* [Dataset records]
####

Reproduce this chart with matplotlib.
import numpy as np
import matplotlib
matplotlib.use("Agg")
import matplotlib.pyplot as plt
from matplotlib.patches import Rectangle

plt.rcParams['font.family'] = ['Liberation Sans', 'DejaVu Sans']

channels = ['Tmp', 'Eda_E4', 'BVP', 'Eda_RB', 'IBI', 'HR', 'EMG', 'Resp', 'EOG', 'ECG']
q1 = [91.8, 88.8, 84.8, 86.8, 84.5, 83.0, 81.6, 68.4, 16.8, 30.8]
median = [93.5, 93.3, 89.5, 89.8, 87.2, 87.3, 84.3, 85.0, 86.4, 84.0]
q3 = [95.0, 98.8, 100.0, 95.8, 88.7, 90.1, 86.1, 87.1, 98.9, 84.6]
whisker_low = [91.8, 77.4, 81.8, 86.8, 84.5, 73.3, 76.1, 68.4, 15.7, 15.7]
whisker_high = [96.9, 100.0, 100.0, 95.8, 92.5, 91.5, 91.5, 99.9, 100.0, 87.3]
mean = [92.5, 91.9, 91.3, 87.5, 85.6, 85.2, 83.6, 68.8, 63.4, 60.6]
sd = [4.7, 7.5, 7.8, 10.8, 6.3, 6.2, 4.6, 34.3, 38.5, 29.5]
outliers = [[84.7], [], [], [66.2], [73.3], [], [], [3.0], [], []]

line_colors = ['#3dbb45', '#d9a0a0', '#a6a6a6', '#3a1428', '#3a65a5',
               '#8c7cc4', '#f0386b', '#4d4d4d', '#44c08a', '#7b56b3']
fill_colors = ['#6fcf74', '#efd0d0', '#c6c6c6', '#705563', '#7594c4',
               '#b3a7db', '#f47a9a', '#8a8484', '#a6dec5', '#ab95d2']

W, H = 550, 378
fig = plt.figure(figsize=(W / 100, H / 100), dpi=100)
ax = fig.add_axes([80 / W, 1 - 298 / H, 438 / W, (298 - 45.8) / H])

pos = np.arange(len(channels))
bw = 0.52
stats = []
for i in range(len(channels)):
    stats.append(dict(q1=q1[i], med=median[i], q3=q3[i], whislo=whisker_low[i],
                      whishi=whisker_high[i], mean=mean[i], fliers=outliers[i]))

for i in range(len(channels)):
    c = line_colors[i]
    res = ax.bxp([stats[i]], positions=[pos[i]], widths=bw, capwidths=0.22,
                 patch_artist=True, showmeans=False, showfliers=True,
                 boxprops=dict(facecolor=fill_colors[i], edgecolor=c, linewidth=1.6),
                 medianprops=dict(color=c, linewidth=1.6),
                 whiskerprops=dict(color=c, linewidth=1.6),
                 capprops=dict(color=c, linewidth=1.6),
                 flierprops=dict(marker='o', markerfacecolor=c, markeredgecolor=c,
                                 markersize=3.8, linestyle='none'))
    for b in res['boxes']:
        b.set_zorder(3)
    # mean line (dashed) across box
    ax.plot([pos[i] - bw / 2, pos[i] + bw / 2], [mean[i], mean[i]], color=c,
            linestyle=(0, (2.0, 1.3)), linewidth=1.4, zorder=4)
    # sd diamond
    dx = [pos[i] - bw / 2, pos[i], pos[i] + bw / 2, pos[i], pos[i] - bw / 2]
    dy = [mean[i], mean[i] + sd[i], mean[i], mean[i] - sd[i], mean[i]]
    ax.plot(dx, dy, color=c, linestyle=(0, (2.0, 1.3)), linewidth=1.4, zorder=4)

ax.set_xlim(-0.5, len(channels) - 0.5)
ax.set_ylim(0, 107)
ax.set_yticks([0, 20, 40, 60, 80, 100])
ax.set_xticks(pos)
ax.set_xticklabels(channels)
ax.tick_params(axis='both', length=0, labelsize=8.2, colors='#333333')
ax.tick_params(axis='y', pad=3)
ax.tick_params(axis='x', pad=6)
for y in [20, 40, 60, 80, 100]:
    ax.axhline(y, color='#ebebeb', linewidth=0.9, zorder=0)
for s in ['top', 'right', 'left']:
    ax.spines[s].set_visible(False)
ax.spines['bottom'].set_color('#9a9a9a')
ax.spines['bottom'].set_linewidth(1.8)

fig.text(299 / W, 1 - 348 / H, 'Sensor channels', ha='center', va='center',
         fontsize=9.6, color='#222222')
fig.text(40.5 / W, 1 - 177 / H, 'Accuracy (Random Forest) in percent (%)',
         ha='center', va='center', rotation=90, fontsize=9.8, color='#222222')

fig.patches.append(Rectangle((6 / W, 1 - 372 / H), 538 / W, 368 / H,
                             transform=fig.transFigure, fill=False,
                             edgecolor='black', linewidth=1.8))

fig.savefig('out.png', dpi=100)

####

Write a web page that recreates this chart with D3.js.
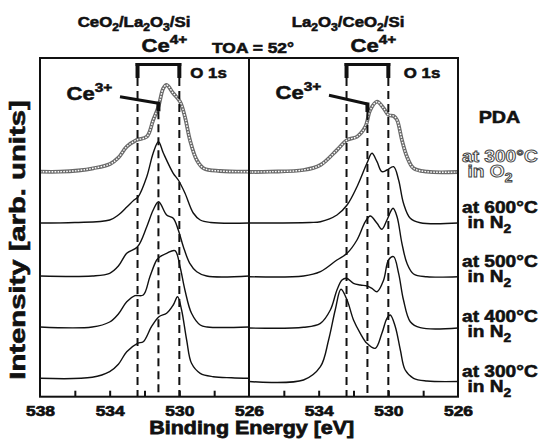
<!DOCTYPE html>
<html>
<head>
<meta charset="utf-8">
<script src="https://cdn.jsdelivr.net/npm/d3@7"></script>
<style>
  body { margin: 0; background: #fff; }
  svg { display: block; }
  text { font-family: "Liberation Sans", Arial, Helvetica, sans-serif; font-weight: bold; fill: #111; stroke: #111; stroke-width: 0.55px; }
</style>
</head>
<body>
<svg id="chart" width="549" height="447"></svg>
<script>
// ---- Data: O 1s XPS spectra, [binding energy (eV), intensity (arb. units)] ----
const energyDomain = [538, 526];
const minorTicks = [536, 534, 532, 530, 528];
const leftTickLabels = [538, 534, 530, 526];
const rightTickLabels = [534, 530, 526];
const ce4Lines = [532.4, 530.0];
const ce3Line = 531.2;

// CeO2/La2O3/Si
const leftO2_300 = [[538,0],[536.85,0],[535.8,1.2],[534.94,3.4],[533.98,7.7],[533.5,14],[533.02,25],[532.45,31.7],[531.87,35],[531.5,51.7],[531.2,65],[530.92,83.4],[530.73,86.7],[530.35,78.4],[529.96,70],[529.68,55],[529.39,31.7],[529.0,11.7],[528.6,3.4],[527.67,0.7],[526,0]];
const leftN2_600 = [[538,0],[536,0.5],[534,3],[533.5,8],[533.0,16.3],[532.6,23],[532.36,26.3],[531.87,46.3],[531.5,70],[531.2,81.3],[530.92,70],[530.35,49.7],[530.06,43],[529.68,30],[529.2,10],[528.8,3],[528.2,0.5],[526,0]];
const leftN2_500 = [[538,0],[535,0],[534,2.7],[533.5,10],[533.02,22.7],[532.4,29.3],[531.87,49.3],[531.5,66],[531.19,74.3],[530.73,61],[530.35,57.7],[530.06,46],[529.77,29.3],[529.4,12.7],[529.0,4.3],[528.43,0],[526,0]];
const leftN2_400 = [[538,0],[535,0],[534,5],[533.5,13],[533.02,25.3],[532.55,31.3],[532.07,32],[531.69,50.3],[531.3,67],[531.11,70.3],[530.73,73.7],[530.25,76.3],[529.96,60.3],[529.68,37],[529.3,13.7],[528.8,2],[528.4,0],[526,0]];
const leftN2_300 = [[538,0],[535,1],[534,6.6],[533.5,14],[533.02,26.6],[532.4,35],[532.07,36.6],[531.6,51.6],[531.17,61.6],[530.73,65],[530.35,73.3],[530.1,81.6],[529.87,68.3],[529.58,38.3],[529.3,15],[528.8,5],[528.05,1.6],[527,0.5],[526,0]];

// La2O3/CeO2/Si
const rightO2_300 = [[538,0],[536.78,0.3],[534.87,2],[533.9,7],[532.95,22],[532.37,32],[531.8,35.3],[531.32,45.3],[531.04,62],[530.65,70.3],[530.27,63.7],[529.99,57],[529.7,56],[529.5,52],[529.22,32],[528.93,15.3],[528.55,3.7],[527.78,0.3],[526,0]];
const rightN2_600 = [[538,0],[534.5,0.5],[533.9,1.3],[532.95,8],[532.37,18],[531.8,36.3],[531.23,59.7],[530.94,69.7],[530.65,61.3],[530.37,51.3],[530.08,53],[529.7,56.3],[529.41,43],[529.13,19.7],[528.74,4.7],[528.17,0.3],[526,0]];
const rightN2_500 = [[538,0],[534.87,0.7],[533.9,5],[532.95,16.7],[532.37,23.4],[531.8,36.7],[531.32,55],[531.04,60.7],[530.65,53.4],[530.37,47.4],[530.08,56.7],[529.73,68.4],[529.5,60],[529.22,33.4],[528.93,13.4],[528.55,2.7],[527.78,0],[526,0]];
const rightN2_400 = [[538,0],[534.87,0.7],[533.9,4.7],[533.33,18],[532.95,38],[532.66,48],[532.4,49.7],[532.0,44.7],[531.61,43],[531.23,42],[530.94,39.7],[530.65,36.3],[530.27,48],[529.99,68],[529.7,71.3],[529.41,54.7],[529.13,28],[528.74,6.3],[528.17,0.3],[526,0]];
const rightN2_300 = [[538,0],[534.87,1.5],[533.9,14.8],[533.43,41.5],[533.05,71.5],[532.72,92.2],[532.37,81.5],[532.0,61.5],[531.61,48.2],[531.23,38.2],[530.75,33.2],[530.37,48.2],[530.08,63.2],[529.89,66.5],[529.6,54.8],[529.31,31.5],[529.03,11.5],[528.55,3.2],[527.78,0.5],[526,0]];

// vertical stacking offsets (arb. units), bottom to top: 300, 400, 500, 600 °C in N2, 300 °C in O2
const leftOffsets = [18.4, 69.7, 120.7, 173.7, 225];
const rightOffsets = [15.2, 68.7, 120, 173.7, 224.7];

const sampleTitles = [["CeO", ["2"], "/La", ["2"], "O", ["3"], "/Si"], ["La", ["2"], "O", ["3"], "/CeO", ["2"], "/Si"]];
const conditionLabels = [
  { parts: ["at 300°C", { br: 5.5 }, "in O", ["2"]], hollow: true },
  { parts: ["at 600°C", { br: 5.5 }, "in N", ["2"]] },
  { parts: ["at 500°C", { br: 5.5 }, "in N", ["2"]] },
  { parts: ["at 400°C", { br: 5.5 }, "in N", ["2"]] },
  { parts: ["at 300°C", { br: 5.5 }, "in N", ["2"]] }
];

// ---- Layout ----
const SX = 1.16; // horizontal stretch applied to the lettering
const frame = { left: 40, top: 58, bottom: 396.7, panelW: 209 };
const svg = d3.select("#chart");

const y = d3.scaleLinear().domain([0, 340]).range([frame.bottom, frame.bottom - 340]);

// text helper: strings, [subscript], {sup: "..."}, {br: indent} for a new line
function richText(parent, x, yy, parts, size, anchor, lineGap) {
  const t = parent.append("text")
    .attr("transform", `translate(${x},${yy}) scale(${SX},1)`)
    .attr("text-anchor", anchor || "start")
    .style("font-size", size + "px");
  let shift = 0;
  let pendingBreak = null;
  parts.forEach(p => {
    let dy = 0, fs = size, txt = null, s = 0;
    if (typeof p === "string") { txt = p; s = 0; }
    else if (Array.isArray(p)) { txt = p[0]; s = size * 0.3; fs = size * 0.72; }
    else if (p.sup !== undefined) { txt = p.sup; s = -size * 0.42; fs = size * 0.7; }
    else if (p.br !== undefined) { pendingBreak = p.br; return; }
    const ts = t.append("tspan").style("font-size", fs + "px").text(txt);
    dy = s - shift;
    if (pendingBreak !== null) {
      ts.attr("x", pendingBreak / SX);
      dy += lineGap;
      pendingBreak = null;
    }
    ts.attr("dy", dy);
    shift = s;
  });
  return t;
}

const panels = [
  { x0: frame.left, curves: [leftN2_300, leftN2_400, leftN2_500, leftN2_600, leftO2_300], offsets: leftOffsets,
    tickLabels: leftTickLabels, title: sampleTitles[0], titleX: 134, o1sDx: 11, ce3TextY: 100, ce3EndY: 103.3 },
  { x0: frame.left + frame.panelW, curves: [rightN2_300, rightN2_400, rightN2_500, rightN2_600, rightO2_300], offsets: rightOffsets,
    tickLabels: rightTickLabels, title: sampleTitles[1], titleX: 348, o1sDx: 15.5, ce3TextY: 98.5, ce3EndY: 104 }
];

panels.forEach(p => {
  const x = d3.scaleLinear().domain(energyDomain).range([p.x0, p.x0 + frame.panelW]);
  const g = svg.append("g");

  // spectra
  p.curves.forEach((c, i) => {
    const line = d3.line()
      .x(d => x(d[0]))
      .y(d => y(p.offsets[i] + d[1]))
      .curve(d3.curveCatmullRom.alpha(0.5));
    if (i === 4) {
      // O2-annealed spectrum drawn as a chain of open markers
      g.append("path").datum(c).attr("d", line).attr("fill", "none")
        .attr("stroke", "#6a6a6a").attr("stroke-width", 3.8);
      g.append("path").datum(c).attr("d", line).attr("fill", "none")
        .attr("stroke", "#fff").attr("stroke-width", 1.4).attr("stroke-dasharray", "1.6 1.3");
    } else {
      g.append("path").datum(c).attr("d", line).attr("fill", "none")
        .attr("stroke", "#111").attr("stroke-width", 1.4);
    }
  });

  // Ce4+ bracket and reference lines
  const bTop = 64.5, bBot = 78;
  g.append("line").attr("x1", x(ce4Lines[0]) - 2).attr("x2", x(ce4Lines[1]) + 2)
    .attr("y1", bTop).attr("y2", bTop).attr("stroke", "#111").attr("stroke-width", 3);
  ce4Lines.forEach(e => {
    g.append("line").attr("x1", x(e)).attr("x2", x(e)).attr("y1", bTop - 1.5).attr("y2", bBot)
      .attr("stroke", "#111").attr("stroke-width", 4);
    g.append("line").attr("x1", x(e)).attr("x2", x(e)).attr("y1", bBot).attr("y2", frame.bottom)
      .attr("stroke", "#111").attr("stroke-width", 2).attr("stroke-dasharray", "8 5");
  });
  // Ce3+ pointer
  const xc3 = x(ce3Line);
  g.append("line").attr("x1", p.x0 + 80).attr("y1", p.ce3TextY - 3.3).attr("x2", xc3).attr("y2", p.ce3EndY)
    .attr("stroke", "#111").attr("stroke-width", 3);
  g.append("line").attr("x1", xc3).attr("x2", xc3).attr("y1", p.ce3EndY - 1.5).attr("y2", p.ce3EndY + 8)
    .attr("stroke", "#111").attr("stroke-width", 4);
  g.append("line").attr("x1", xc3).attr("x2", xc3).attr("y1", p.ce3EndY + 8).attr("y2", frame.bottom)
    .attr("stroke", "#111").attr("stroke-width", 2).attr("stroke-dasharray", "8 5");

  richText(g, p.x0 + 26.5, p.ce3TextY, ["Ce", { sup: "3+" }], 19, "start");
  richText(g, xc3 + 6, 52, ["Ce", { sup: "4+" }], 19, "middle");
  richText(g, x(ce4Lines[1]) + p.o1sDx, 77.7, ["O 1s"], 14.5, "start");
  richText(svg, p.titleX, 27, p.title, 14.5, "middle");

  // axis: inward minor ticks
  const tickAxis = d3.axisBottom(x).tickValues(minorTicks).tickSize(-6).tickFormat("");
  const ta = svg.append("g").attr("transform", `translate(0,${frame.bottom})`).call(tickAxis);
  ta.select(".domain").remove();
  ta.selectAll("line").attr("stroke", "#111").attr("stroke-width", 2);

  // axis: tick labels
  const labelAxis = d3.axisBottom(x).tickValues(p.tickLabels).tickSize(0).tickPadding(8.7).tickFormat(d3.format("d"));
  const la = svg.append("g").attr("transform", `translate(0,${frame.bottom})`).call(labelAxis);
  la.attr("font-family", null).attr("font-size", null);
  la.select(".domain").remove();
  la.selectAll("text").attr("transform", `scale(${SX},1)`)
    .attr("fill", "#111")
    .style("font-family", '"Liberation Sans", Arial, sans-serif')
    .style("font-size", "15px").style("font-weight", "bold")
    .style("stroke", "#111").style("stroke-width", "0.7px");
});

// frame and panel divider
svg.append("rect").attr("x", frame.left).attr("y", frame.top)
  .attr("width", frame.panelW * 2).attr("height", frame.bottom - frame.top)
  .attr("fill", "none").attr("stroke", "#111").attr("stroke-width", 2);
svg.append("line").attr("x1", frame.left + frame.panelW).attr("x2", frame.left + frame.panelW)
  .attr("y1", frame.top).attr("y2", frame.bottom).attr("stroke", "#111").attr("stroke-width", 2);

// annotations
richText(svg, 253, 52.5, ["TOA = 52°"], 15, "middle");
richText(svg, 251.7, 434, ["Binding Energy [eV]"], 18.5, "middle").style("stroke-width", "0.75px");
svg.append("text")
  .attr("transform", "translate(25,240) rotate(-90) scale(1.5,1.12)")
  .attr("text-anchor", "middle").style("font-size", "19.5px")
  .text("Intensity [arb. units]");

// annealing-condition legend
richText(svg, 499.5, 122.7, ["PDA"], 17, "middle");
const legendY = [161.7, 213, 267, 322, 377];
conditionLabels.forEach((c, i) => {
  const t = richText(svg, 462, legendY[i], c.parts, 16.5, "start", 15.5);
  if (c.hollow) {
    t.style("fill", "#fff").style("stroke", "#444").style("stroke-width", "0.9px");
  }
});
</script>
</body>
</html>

####

* [Task instructions]
Everything from the line with "Reproduce this chart with matplotlib." through the line with "[73.3], [], [], [3.0], [], []]" is to be output exactly; leave out all other lines.

* [The completed task]
Reproduce this chart with matplotlib.
import numpy as np
import matplotlib
matplotlib.use("Agg")
import matplotlib.pyplot as plt
from matplotlib.patches import Rectangle

plt.rcParams['font.family'] = ['Liberation Sans', 'DejaVu Sans']

channels = ['Tmp', 'Eda_E4', 'BVP', 'Eda_RB', 'IBI', 'HR', 'EMG', 'Resp', 'EOG', 'ECG']
q1 = [91.8, 88.8, 84.8, 86.8, 84.5, 83.0, 81.6, 68.4, 16.8, 30.8]
median = [93.5, 93.3, 89.5, 89.8, 87.2, 87.3, 84.3, 85.0, 86.4, 84.0]
q3 = [95.0, 98.8, 100.0, 95.8, 88.7, 90.1, 86.1, 87.1, 98.9, 84.6]
whisker_low = [91.8, 77.4, 81.8, 86.8, 84.5, 73.3, 76.1, 68.4, 15.7, 15.7]
whisker_high = [96.9, 100.0, 100.0, 95.8, 92.5, 91.5, 91.5, 99.9, 100.0, 87.3]
mean = [92.5, 91.9, 91.3, 87.5, 85.6, 85.2, 83.6, 68.8, 63.4, 60.6]
sd = [4.7, 7.5, 7.8, 10.8, 6.3, 6.2, 4.6, 34.3, 38.5, 29.5]
outliers = [[84.7], [], [], [66.2], [73.3], [], [], [3.0], [], []]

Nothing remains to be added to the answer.